▶ [The task]:
No pictures belong in the copy; return exactly the lines from the one with "Write the React, TypeScript" through the one with "const sds = [0.3, 1.1, 8.3, 29.4];", both ends included, and nothing else.

▶ [Data rows]:
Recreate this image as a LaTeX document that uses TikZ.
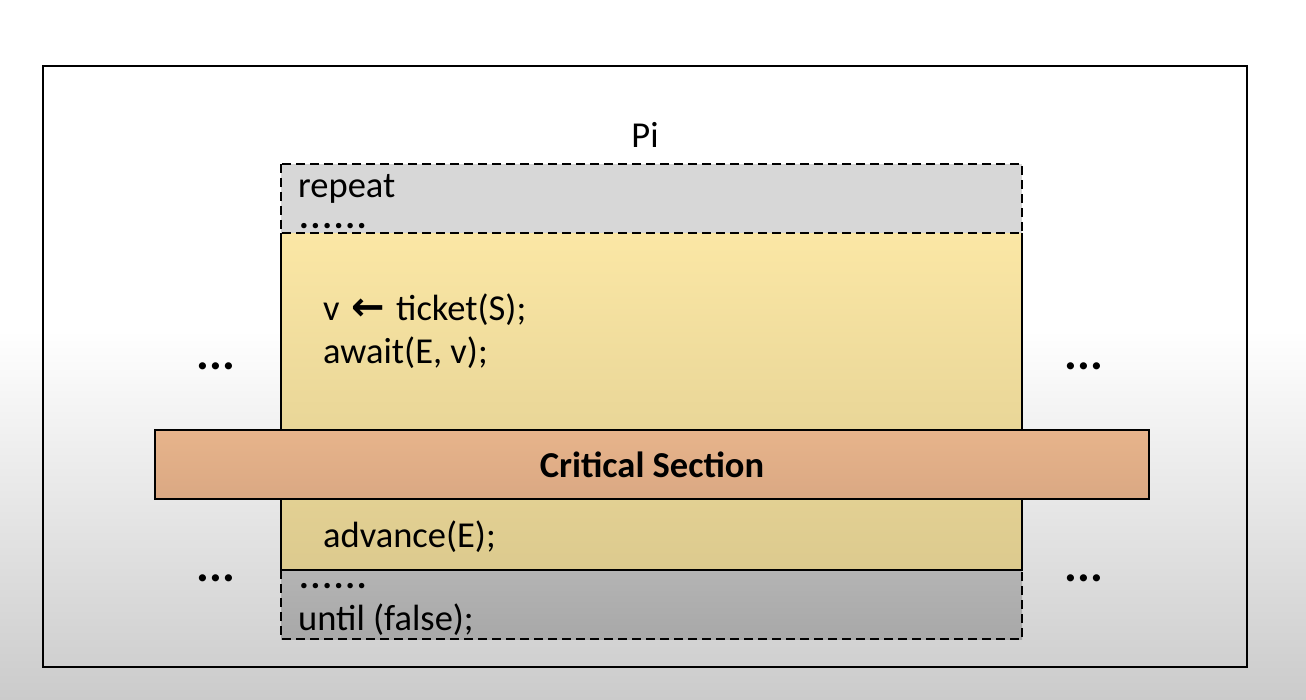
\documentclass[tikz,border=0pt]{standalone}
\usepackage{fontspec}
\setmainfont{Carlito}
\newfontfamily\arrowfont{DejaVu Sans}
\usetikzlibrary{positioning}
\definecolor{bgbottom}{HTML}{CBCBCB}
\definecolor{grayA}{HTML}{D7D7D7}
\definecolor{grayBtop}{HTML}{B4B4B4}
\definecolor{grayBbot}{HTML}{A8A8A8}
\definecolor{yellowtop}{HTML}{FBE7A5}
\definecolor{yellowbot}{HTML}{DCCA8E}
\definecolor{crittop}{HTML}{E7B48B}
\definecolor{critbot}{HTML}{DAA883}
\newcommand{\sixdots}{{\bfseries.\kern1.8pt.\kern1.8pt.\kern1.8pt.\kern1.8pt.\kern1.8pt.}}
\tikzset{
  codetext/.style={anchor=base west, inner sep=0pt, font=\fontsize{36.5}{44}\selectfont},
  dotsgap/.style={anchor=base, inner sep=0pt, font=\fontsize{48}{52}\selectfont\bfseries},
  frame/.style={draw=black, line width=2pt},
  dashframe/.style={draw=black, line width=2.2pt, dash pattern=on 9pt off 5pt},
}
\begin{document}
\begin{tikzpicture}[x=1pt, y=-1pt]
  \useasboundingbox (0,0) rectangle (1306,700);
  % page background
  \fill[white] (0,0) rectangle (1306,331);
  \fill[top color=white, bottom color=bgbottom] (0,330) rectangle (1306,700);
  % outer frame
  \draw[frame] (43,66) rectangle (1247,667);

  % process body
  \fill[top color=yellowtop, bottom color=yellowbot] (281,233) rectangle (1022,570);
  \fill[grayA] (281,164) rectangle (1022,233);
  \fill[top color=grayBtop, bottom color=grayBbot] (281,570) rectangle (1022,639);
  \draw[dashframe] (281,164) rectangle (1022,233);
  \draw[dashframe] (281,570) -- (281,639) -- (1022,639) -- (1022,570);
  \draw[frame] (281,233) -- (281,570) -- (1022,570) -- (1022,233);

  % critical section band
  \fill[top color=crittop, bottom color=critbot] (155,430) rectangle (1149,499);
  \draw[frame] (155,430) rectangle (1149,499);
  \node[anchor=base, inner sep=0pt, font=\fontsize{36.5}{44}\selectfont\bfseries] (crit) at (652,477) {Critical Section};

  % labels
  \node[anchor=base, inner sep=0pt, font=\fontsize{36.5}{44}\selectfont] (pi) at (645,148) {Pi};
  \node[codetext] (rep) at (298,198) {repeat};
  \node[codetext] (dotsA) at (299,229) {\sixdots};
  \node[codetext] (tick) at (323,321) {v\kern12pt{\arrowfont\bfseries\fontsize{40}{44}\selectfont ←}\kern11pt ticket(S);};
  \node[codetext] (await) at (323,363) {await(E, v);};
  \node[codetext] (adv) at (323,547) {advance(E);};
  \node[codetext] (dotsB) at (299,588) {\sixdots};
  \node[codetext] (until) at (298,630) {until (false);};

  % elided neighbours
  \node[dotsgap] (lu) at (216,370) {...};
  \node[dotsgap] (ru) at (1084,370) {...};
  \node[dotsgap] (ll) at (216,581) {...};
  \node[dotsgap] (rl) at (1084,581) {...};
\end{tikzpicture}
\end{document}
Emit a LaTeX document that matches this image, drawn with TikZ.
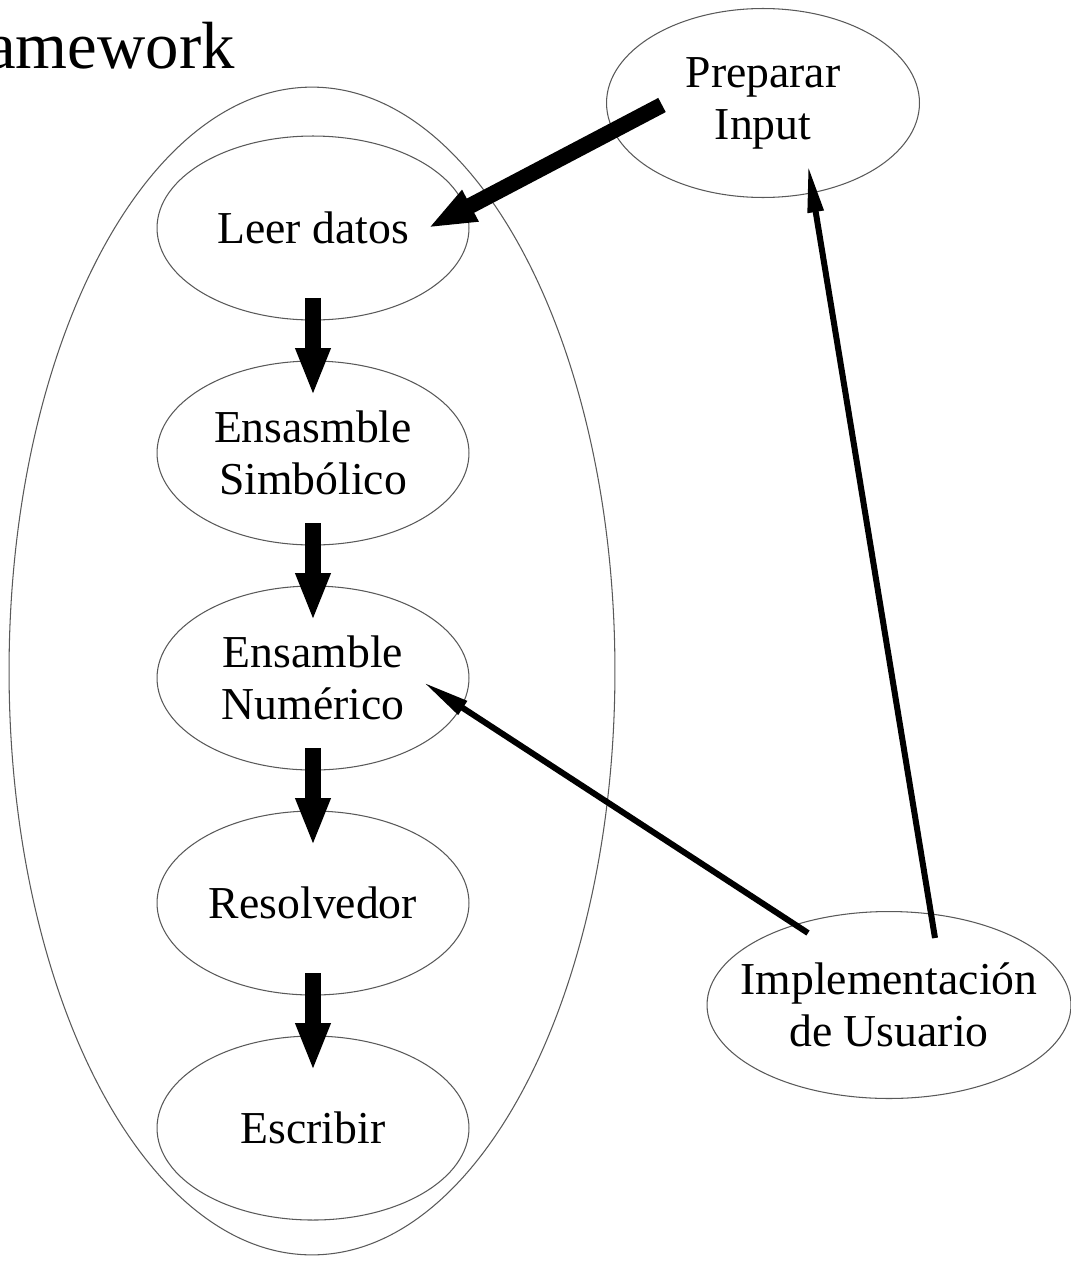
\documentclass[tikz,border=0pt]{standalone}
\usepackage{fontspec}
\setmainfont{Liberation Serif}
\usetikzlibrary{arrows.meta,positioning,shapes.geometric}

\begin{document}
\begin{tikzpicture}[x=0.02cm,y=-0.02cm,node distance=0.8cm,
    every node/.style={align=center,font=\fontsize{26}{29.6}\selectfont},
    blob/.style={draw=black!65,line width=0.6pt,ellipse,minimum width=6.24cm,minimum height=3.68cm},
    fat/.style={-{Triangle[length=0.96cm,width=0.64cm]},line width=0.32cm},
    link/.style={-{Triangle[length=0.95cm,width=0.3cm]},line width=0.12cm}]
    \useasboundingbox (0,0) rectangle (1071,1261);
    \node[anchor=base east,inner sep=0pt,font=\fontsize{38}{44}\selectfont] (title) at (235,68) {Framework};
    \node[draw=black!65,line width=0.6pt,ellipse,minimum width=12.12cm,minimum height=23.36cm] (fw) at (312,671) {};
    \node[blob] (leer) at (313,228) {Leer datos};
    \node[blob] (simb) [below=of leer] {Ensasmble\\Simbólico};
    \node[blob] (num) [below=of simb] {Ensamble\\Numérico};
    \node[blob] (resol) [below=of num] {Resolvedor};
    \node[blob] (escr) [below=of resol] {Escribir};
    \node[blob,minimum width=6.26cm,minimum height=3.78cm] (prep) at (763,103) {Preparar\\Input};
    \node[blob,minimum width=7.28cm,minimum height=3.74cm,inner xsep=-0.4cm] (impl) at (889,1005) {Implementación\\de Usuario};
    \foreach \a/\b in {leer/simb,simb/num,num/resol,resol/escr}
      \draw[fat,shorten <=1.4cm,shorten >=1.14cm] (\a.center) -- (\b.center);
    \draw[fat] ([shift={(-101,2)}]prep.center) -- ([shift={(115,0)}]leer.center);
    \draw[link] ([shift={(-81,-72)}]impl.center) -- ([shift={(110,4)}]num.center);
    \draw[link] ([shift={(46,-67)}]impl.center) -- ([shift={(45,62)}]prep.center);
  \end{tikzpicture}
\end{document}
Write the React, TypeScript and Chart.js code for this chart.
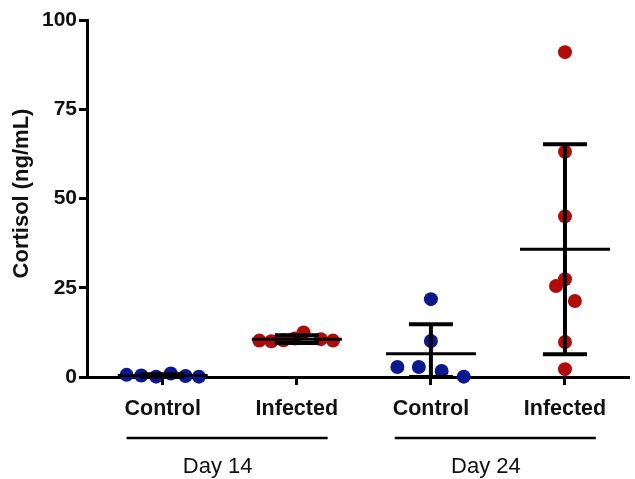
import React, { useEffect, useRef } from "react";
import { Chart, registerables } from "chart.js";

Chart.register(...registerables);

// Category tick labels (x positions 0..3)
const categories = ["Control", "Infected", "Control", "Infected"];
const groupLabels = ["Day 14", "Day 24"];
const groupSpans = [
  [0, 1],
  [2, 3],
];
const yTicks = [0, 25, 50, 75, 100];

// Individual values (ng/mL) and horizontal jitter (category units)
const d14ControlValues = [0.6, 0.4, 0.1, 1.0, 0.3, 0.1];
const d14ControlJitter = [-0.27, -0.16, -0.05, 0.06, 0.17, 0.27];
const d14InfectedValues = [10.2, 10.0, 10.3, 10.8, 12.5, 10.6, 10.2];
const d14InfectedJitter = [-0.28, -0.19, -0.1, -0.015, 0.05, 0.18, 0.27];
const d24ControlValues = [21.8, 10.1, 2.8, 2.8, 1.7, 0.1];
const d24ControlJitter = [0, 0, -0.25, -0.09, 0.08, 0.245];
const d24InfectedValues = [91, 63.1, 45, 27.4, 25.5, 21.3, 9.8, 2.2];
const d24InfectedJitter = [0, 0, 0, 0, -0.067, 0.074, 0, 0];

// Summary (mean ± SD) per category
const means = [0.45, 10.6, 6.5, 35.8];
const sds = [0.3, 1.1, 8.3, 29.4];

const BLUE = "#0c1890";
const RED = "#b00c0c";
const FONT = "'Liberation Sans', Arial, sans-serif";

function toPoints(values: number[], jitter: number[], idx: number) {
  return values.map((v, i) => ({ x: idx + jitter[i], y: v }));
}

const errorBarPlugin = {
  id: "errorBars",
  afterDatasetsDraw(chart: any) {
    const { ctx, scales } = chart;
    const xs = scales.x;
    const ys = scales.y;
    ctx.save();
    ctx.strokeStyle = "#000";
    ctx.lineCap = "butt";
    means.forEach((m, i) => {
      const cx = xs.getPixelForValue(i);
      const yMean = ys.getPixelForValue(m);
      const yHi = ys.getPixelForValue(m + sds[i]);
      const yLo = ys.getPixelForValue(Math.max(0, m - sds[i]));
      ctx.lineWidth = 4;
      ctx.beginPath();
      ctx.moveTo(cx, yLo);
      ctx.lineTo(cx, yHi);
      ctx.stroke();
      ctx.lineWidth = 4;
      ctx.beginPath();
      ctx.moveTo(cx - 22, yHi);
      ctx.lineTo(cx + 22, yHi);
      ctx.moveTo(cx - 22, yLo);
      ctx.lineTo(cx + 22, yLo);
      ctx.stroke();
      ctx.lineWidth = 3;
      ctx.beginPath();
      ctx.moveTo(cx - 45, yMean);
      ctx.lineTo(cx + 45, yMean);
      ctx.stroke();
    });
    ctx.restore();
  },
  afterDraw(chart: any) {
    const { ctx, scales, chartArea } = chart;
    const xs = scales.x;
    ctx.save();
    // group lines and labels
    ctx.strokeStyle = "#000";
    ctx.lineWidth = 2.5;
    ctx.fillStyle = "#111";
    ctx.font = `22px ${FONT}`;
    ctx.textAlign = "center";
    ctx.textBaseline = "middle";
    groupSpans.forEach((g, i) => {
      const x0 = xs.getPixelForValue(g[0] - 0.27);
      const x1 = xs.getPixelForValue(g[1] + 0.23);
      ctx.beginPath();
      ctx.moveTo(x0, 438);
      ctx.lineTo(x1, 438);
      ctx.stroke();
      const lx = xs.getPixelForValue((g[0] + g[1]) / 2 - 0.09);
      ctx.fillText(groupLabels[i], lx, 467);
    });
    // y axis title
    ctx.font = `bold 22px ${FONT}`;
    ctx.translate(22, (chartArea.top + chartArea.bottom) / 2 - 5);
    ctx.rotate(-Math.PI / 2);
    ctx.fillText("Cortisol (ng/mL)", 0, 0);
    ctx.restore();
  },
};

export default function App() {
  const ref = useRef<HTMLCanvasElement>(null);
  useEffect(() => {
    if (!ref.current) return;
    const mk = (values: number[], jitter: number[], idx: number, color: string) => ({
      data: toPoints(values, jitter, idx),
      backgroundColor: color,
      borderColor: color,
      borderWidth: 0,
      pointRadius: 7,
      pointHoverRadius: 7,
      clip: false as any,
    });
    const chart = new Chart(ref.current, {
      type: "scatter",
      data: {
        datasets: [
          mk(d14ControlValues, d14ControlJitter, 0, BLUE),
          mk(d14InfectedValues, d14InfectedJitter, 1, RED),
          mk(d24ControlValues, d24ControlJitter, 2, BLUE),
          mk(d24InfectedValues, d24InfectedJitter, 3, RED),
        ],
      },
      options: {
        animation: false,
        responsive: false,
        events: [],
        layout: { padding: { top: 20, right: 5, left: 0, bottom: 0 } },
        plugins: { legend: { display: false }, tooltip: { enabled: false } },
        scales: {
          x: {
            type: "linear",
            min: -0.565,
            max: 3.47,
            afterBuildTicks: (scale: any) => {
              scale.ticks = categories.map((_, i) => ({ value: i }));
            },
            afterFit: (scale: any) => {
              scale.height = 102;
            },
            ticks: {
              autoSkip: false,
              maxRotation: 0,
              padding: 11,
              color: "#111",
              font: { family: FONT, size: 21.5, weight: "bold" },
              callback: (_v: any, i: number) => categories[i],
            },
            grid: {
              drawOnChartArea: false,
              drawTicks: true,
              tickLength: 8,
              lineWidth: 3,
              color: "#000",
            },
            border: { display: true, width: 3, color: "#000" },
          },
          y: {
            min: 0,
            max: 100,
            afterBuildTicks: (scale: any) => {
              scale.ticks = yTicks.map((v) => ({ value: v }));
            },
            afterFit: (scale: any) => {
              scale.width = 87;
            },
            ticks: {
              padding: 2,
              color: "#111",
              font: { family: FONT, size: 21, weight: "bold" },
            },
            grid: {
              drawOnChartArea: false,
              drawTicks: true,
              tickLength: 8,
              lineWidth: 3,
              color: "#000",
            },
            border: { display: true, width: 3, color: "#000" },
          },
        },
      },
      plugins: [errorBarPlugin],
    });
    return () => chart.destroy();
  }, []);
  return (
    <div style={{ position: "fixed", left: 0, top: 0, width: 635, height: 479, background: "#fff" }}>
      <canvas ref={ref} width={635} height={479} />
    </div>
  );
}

▶ [Full solution]:
Write the React, TypeScript and Chart.js code for this chart.
import React, { useEffect, useRef } from "react";
import { Chart, registerables } from "chart.js";

Chart.register(...registerables);

// Category tick labels (x positions 0..3)
const categories = ["Control", "Infected", "Control", "Infected"];
const groupLabels = ["Day 14", "Day 24"];
const groupSpans = [
  [0, 1],
  [2, 3],
];
const yTicks = [0, 25, 50, 75, 100];

// Individual values (ng/mL) and horizontal jitter (category units)
const d14ControlValues = [0.6, 0.4, 0.1, 1.0, 0.3, 0.1];
const d14ControlJitter = [-0.27, -0.16, -0.05, 0.06, 0.17, 0.27];
const d14InfectedValues = [10.2, 10.0, 10.3, 10.8, 12.5, 10.6, 10.2];
const d14InfectedJitter = [-0.28, -0.19, -0.1, -0.015, 0.05, 0.18, 0.27];
const d24ControlValues = [21.8, 10.1, 2.8, 2.8, 1.7, 0.1];
const d24ControlJitter = [0, 0, -0.25, -0.09, 0.08, 0.245];
const d24InfectedValues = [91, 63.1, 45, 27.4, 25.5, 21.3, 9.8, 2.2];
const d24InfectedJitter = [0, 0, 0, 0, -0.067, 0.074, 0, 0];

// Summary (mean ± SD) per category
const means = [0.45, 10.6, 6.5, 35.8];
const sds = [0.3, 1.1, 8.3, 29.4];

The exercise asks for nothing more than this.